The required documents include:
- Board resolution approving the address change.
- Proof of the new address (e.g., rental agreement, utility bill).
- Updated Articles of Association or Memorandum of Association, if necessary.
- Relevant regulatory forms (e.g., INC-22 in India).
How long does it take to process an address change for a subsidiary?
The processing time varies by jurisdiction but generally ranges from a few days to several weeks. Delays may occur due to incomplete documentation or regulatory backlogs. Companies should plan for a timeframe of 15–30 days to complete the process in most cases.
Do I need to notify clients and suppliers about the address change?
Yes, notifying clients, suppliers, and other stakeholders is crucial to maintain trust and ensure operational continuity. Use formal letters, emails, and updates on digital platforms like websites and social media to communicate the change.
Will changing a subsidiary's address affect its tax status?
Changing a subsidiary’s address can affect its tax status, especially if it involves moving to a new state or jurisdiction.

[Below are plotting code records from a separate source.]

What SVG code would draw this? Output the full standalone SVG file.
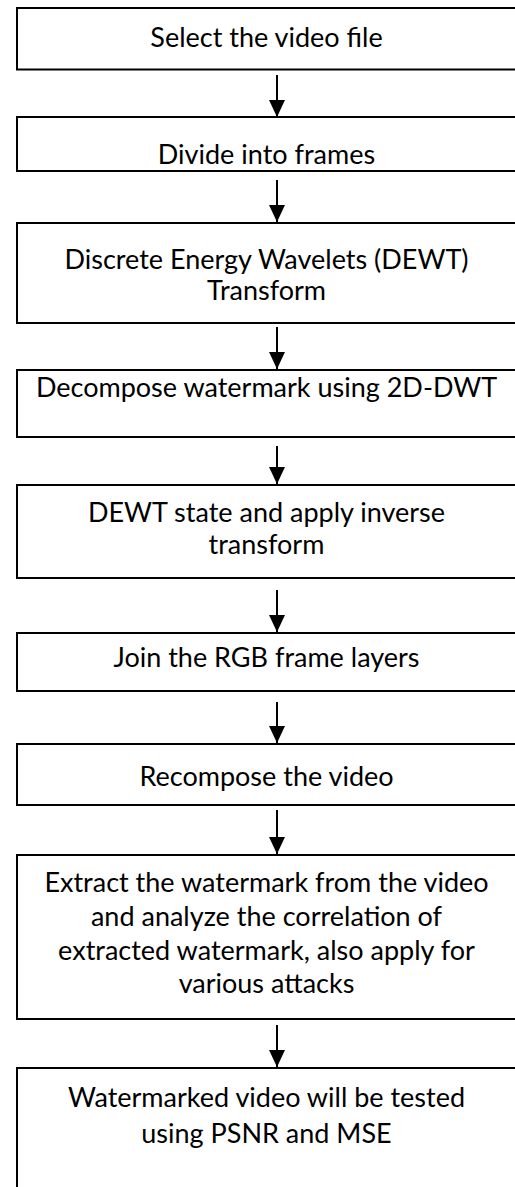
<svg xmlns="http://www.w3.org/2000/svg" width="515" height="1187" viewBox="0 0 515 1187">
  <style>
    .box { fill: #ffffff; stroke: #000000; stroke-width: 2; }
    .lbl { font-family: Lato, "Liberation Sans", sans-serif; font-size: 27px; fill: #000000; text-anchor: middle; }
    .wire { stroke: #000000; stroke-width: 2; fill: none; marker-end: url(#head); }
  </style>
  <defs>
    <!-- solid triangular arrowhead, tip at the end of the line -->
    <marker id="head" markerUnits="userSpaceOnUse" markerWidth="17" markerHeight="16" refX="17" refY="8" orient="auto" viewBox="0 0 17 16">
      <path d="M0,0 L17,8 L0,16 Z" fill="#000000"/>
    </marker>
  </defs>
  <rect width="515" height="1187" fill="#ffffff"/>

  <!-- process steps -->
  <g id="step-select">
    <rect class="box" x="17" y="8" width="520" height="61.5"/>
    <text class="lbl" x="266.5" y="46.5">Select the video file</text>
  </g>
  <g id="step-divide">
    <rect class="box" x="17" y="117" width="520" height="54"/>
    <text class="lbl" x="266.5" y="164">Divide into frames</text>
  </g>
  <g id="step-dewt">
    <rect class="box" x="17" y="223" width="520" height="100"/>
    <text class="lbl" x="266.5" y="269">Discrete Energy Wavelets (DEWT)</text>
    <text class="lbl" x="266.5" y="300">Transform</text>
  </g>
  <g id="step-decompose">
    <rect class="box" x="17" y="370" width="520" height="67"/>
    <text class="lbl" x="266.5" y="397">Decompose watermark using 2D-DWT</text>
  </g>
  <g id="step-inverse">
    <rect class="box" x="17" y="485" width="520" height="93"/>
    <text class="lbl" x="266.5" y="522">DEWT state and apply inverse</text>
    <text class="lbl" x="266.5" y="554">transform</text>
  </g>
  <g id="step-join">
    <rect class="box" x="17" y="633" width="520" height="58"/>
    <text class="lbl" x="266.5" y="667">Join the RGB frame layers</text>
  </g>
  <g id="step-recompose">
    <rect class="box" x="17" y="744" width="520" height="61"/>
    <text class="lbl" x="266.5" y="786">Recompose the video</text>
  </g>
  <g id="step-extract">
    <rect class="box" x="17" y="855" width="520" height="164"/>
    <text class="lbl" x="266.5" y="892">Extract the watermark from the video</text>
    <text class="lbl" x="266.5" y="926">and analyze the correlation of</text>
    <text class="lbl" x="266.5" y="960">extracted watermark, also apply for</text>
    <text class="lbl" x="266.5" y="993">various attacks</text>
  </g>
  <g id="step-test">
    <rect class="box" x="17" y="1068" width="520" height="140"/>
    <text class="lbl" x="266.5" y="1107">Watermarked video will be tested</text>
    <text class="lbl" x="266.5" y="1143">using PSNR and MSE</text>
  </g>

  <!-- connectors -->
  <g id="connectors">
    <line class="wire" x1="277" y1="75" x2="277" y2="117"/>
    <line class="wire" x1="277" y1="180" x2="277" y2="222"/>
    <line class="wire" x1="277" y1="327" x2="277" y2="369"/>
    <line class="wire" x1="277" y1="446" x2="277" y2="484"/>
    <line class="wire" x1="277" y1="590" x2="277" y2="632"/>
    <line class="wire" x1="277" y1="702" x2="277" y2="743"/>
    <line class="wire" x1="277" y1="810" x2="277" y2="854"/>
    <line class="wire" x1="277" y1="1025" x2="277" y2="1067"/>
  </g>
</svg>
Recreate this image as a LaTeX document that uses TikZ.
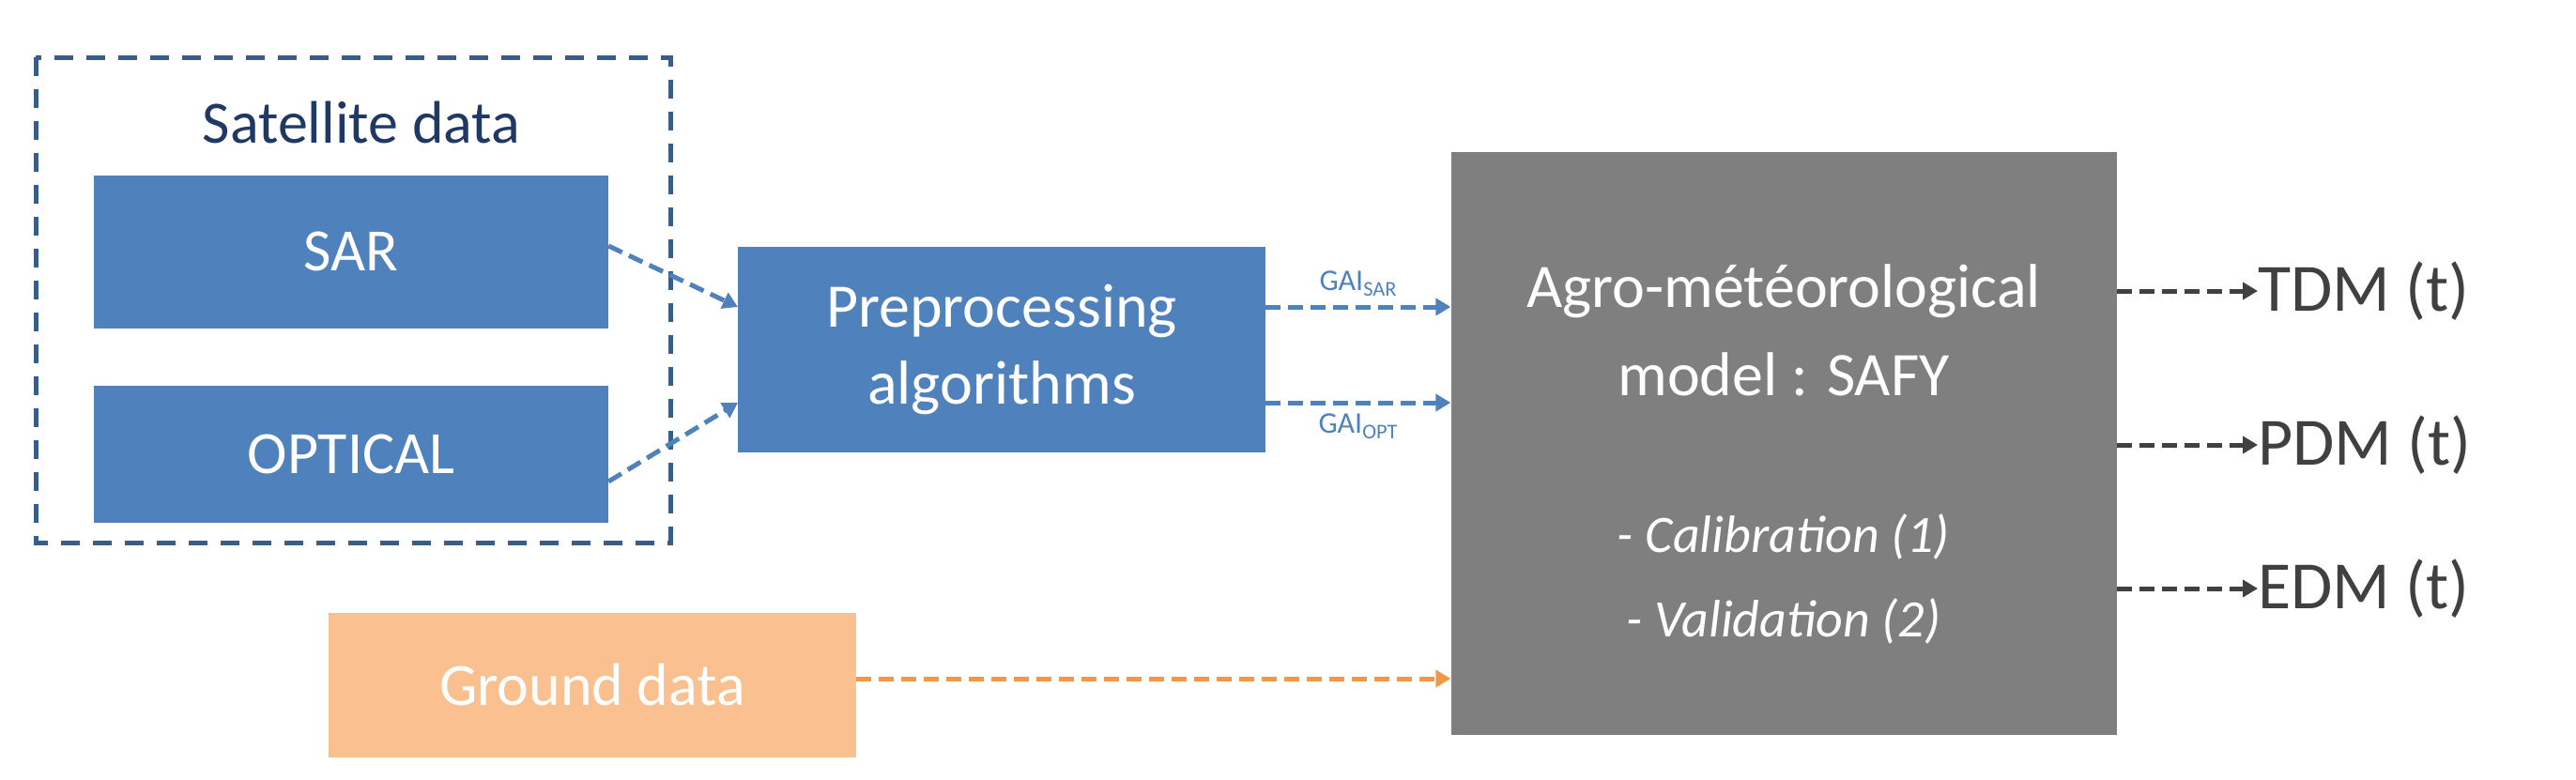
\documentclass[tikz,border=0pt]{standalone}
\usepackage{fontspec}
\setmainfont{Carlito}
\usetikzlibrary{arrows.meta}
\definecolor{bl}{HTML}{4F81BD}
\definecolor{dbl}{HTML}{385D8A}
\definecolor{nav}{HTML}{1F3864}
\definecolor{orf}{HTML}{FAC090}
\definecolor{ora}{HTML}{F79646}
\definecolor{gr}{HTML}{7F7F7F}
\definecolor{dk}{HTML}{404040}
\tikzset{
 box/.style={inner sep=0pt,align=center,text=white},
 conn/.style={line width=5pt,dash pattern=on 16pt off 8pt,-{Triangle[length=16pt,width=18pt]}},
}
\begin{document}
\begin{tikzpicture}[x=1pt,y=-1pt]
\useasboundingbox (0,0) rectangle (2744,830);
\draw[dbl,line width=5pt,dash pattern=on 20pt off 14pt] (38,61) rectangle (714,578);
\node[text=nav,font=\fontsize{64}{70}\selectfont] (sat) at (385,131) {Satellite data};
\node[box,fill=bl,minimum width=548pt,minimum height=163pt,font=\fontsize{64}{70}\selectfont] (sar) at (374,268) {SAR};
\node[box,fill=bl,minimum width=548pt,minimum height=146pt,font=\fontsize{64}{70}\selectfont] (opt) at (374,484) {OPTICAL};
\node[box,fill=bl,minimum width=562pt,minimum height=219pt,font=\fontsize{66}{82}\selectfont] (pre) at (1067,372) {Preprocessing\\algorithms};
\node[box,fill=gr,minimum width=709pt,minimum height=621pt] (safy) at (1900,472) {};
\node[box,fill=orf,minimum width=562pt,minimum height=154pt,font=\fontsize{64}{70}\selectfont] (gnd) at (631,730) {Ground data};
\node[text=white,font=\fontsize{66}{70}\selectfont] (t1) at (1900,310) {Agro-météorological};
\node[text=white,font=\fontsize{66}{70}\selectfont] (t2) at (1900,399) {model : SAFY};
\node[text=white,font=\fontsize{56}{60}\selectfont\itshape] (t3) at (1900,572) {- Calibration (1)};
\node[text=white,font=\fontsize{56}{60}\selectfont\itshape] (t4) at (1900,662) {- Validation (2)};
\coordinate (pin1) at (786,327);
\coordinate (pin2) at (786,429);
\draw[conn,bl] (sar.east |- 0,262) -- (pin1);
\draw[conn,bl] (opt.east |- 0,513) -- (pin2);
\draw[conn,bl] (pre.east |- 0,327) -- (safy.west |- 0,327) node[pos=0.5,above=6pt,font=\fontsize{32}{34}\selectfont,text=bl] (gs) {GAI\textsubscript{SAR}};
\draw[conn,bl] (pre.east |- 0,429) -- (safy.west |- 0,429) node[pos=0.5,below=6pt,font=\fontsize{32}{34}\selectfont,text=bl] (go) {GAI\textsubscript{OPT}};
\draw[conn,ora] (gnd.east |- 0,723) -- (safy.west |- 0,723);
\foreach \y/\n/\t in {310/tdm/TDM, 474/pdm/PDM, 627/edm/EDM}{
 \node[text=dk,anchor=west,inner sep=0pt,font=\fontsize{72}{76}\selectfont] (\n) at (2405,\y) {\t\ (t)};
 \draw[conn,dk] (safy.east |- \n.west) -- (\n.west);
}
\end{tikzpicture}
\end{document}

Companies may need to re-register for GST, VAT, or other tax systems and comply with new tax filing requirements.
What challenges should I anticipate when changing a subsidiary’s address?
Common challenges include:
- Delays in regulatory approvals.
- Miscommunication with stakeholders.
- Logistical issues during physical relocation.
- Compliance risks due to incomplete or incorrect filings.
Is legal assistance necessary when changing a subsidiary's address?
While not always mandatory, getting assistance from legal experts is highly recommended. Professional legal counsel can ensure accurate filings, handle jurisdictional requirements, and provide guidance on complex compliance issues, reducing the risk of errors or penalties.